— Handelingen 10: 40-48
En Petrus, zijn mond opendoende… verkondigt Jezus
Door mensen gedood… MAAR GOD….! (vers 46).
Maar God…. God heeft Hem opgewekt uit de dood, gegeven dat Hij zou verschijnen aan Zijn volgelingen en die krijgen weer het bevel om Hem tot het volk te preken. Hij moet bekend gemaakt worden als de Rechter van hemel en aarde, levenden en doden.
Dat is ook een boodschap! De verguisde Man van Nazareth, Die bespotte en afgewezen Jezus… Hij is de Rechter van allen! Iets om vandaag over na de denken. We zullen allemaal gedaagd worden voor de Rechterstoel van Christus… om weg te dragen (geoordeeld te worden) over dat wat we gedaan hebben. Niet onze vrome woorden. Niet onze tranentrekkende geloofsbelijdenis. Niet onze dogma’s. Maar datgene wat we gedaan hebben. (vergelijk ook met Mattheus 25: 31 en verder)
Aangrijpend!
Maar zover is het nog niet. Er wordt over vergeving gesproken. In Zijn Naam. Die Naam van Jezus. Ruist vanmorgen langs de wolken, in de kamer waar je dit leest, in je hart. Een liefelijke Naam. Een troostvolle Naam. Een zaligmakende Naam. Een heerlijke Naam. Jezus.
Redder. Verlosser. Zaligmaker. Geneesheer en Heiland (Heelmaker).

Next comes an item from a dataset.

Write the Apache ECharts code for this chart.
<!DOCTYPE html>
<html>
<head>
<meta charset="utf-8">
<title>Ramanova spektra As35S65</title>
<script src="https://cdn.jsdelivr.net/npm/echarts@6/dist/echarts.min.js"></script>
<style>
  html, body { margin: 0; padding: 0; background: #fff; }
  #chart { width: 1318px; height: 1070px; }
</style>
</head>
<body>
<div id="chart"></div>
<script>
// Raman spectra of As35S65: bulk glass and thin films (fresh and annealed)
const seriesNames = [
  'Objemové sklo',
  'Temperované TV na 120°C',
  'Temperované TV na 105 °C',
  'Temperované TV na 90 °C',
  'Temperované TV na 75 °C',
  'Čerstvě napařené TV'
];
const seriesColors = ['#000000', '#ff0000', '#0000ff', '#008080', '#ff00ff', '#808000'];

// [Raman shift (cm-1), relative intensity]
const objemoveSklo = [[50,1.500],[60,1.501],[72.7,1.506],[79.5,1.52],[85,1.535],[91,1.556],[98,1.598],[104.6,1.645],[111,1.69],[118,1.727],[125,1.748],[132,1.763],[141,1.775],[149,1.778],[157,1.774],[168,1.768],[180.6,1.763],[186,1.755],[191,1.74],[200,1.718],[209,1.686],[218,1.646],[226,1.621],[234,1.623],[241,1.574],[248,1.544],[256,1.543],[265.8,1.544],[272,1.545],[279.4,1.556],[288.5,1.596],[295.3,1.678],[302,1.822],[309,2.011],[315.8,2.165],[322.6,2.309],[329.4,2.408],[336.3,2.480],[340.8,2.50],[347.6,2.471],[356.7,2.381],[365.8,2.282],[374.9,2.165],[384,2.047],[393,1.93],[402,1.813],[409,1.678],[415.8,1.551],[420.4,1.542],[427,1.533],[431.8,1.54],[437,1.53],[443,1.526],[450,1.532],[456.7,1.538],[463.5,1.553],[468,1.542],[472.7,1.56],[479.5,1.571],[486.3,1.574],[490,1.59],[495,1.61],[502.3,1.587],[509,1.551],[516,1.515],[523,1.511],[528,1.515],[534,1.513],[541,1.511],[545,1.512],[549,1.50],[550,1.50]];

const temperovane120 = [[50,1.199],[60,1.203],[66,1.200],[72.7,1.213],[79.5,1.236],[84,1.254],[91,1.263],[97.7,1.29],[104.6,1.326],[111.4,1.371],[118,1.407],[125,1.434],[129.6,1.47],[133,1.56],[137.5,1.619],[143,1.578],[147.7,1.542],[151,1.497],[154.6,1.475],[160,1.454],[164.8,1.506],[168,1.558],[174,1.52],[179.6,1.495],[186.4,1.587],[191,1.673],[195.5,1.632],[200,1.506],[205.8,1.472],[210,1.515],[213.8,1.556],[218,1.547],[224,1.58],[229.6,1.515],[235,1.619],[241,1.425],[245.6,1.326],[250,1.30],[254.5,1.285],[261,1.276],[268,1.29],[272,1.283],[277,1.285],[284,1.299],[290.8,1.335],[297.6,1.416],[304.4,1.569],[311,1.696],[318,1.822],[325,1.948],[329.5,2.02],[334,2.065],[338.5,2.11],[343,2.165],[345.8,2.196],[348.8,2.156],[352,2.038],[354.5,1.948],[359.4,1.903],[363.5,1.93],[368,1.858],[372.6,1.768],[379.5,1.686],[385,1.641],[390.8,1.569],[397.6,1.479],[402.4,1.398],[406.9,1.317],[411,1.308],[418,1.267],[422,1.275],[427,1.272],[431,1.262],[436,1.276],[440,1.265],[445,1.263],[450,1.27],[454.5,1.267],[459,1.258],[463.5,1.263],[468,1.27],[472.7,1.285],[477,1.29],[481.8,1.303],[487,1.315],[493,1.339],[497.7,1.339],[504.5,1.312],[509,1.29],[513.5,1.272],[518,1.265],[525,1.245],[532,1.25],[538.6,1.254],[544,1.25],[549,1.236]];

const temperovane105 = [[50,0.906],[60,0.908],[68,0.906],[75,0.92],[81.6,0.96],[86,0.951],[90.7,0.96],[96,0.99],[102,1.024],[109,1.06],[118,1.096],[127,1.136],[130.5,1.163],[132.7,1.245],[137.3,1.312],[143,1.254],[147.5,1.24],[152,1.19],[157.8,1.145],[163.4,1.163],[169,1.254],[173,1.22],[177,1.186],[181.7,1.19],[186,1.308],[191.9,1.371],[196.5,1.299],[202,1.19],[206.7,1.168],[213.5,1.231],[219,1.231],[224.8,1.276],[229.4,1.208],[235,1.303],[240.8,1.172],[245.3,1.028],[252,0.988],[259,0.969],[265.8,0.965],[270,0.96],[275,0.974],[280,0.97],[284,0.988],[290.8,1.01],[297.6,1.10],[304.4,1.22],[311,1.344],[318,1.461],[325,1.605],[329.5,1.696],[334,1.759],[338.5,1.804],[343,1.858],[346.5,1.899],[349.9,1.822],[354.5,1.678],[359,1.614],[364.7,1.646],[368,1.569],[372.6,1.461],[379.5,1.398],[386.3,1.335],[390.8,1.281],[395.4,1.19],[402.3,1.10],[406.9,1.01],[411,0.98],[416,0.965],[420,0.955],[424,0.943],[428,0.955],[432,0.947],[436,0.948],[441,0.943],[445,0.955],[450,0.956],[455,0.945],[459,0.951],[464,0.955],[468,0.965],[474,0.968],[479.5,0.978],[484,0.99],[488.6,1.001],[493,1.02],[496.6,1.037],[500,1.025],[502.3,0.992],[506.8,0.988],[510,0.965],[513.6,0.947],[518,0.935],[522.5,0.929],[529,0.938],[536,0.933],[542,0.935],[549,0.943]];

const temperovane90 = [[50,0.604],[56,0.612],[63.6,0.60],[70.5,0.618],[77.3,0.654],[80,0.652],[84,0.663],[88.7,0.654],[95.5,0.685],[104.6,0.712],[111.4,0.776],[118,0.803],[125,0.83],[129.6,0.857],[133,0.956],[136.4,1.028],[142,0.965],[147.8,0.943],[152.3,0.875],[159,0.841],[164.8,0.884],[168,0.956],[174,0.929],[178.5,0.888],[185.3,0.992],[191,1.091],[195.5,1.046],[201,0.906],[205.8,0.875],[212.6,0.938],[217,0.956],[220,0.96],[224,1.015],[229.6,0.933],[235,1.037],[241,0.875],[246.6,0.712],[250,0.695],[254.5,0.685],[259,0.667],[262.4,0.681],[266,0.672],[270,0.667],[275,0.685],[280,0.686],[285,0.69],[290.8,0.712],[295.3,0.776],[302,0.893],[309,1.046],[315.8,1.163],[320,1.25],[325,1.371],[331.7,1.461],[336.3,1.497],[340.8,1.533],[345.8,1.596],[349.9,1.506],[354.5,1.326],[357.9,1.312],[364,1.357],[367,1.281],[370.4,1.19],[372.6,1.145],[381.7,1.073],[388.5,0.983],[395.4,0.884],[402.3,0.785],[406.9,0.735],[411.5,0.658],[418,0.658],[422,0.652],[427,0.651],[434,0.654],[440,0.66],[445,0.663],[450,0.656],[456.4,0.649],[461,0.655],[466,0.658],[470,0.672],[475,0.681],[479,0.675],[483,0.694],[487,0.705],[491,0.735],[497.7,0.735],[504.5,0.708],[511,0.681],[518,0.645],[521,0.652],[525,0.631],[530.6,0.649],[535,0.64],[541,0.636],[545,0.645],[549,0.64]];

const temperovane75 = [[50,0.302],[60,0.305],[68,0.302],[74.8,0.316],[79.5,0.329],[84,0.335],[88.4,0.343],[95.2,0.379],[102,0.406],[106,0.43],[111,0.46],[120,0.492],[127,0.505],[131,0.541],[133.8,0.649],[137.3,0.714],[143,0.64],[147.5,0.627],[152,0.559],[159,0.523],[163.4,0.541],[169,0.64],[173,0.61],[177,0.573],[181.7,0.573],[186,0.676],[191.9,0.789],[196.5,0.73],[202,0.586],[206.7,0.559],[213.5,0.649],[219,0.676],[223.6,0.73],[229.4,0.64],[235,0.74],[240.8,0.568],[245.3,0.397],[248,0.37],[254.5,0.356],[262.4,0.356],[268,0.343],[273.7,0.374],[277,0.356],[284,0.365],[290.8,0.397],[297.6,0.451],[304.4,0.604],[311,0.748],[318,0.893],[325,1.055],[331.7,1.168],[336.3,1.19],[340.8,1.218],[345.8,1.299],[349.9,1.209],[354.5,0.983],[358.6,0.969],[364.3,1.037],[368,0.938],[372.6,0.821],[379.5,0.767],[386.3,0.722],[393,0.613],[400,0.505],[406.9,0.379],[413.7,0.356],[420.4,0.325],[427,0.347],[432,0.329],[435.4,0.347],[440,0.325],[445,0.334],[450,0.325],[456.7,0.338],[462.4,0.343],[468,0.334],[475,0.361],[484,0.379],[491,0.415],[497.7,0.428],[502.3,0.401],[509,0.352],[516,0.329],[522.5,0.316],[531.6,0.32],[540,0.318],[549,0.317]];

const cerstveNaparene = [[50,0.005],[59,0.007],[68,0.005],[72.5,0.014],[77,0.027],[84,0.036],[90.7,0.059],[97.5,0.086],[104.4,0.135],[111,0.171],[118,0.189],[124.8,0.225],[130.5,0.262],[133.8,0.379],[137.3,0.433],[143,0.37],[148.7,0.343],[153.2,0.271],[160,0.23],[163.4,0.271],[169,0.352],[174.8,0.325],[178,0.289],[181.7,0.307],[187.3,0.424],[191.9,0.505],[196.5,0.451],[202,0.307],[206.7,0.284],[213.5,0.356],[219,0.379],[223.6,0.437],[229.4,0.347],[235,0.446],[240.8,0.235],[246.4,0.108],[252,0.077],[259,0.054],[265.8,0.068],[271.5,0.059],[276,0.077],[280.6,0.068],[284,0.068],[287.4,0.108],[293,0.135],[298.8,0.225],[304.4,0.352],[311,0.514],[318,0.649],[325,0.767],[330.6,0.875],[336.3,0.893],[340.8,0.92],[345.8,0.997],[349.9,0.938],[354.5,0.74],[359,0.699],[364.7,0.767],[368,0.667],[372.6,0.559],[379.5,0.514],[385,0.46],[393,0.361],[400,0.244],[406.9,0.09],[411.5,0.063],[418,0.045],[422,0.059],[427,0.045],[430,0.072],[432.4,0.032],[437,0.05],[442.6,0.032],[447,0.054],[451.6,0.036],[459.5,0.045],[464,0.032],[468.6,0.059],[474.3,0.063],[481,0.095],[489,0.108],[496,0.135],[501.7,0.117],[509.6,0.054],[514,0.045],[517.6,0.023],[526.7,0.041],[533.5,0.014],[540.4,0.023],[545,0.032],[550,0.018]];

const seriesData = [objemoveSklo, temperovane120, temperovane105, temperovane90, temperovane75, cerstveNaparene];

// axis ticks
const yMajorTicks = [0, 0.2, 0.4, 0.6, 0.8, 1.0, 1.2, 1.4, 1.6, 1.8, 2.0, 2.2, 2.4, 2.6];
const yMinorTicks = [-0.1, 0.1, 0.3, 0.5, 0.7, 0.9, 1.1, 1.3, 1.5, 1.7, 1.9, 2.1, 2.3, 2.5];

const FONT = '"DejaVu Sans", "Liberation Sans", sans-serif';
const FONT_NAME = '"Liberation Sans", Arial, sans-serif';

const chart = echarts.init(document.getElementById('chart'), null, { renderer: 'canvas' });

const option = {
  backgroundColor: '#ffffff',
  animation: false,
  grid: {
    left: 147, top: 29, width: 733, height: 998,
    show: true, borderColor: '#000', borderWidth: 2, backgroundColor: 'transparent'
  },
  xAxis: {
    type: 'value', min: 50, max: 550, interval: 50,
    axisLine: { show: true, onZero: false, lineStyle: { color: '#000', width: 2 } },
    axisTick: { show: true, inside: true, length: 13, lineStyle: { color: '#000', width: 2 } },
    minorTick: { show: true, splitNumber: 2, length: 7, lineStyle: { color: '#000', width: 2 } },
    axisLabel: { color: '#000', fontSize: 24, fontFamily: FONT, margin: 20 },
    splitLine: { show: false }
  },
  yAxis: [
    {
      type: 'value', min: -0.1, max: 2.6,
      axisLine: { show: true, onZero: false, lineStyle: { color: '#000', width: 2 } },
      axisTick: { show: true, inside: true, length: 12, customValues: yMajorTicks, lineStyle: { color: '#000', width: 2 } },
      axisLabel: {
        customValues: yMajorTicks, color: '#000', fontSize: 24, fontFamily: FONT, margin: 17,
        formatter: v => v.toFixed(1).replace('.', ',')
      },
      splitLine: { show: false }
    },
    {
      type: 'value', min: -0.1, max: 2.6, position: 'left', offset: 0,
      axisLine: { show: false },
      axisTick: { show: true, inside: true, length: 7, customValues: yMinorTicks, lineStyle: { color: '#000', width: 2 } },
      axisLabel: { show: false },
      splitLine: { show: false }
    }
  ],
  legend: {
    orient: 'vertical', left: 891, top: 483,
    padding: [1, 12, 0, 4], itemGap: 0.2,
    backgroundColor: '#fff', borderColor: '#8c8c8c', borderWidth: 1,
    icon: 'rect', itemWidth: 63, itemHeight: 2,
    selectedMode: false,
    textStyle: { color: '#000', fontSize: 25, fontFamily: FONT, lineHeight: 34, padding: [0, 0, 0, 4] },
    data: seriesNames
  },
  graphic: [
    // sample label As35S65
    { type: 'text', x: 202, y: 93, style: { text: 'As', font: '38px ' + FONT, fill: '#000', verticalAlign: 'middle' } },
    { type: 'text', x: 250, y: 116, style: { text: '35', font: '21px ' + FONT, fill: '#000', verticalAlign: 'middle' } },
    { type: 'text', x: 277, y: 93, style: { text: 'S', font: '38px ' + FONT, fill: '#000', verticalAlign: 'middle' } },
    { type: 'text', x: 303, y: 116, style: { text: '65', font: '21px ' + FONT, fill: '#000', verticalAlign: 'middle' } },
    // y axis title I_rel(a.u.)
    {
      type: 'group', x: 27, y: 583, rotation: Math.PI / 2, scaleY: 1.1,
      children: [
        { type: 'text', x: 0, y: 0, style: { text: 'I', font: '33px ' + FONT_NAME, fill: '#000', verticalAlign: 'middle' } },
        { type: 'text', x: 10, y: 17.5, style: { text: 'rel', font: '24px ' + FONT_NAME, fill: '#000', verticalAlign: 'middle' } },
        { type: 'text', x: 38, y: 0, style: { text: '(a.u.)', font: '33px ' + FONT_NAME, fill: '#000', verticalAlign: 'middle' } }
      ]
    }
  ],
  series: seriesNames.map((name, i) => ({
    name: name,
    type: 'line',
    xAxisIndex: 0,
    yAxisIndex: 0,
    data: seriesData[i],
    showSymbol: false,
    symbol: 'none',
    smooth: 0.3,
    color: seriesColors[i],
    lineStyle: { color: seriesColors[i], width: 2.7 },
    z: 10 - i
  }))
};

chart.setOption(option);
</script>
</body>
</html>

En als die NAAM valt, stort de Heilige Geest Zich over de mensen heen. Overvloedig. Genadig. Onbesneden heidenen komen tot geloof en gaan de grote werken van God verkondigen. Bevrijd uit de duistere machten, zien ze het Licht en het Licht komt over hen en in hen.
Laat dat vandaag in jouw en mijn hart en huis(gezin) gebeuren en morgen in de kerk. In je vriendenkring. Bij je collega’s. In je studentenkring. Op je vakantieadres. De Geest wordt uitgestort. Bij de verkondiging van DE NAAM. De Naam Jezus. Heerlijk.
O Geest, doorwaai de hof van mijn leven. Vervul mij met Uw gaven en vruchten. Laat mij God loven.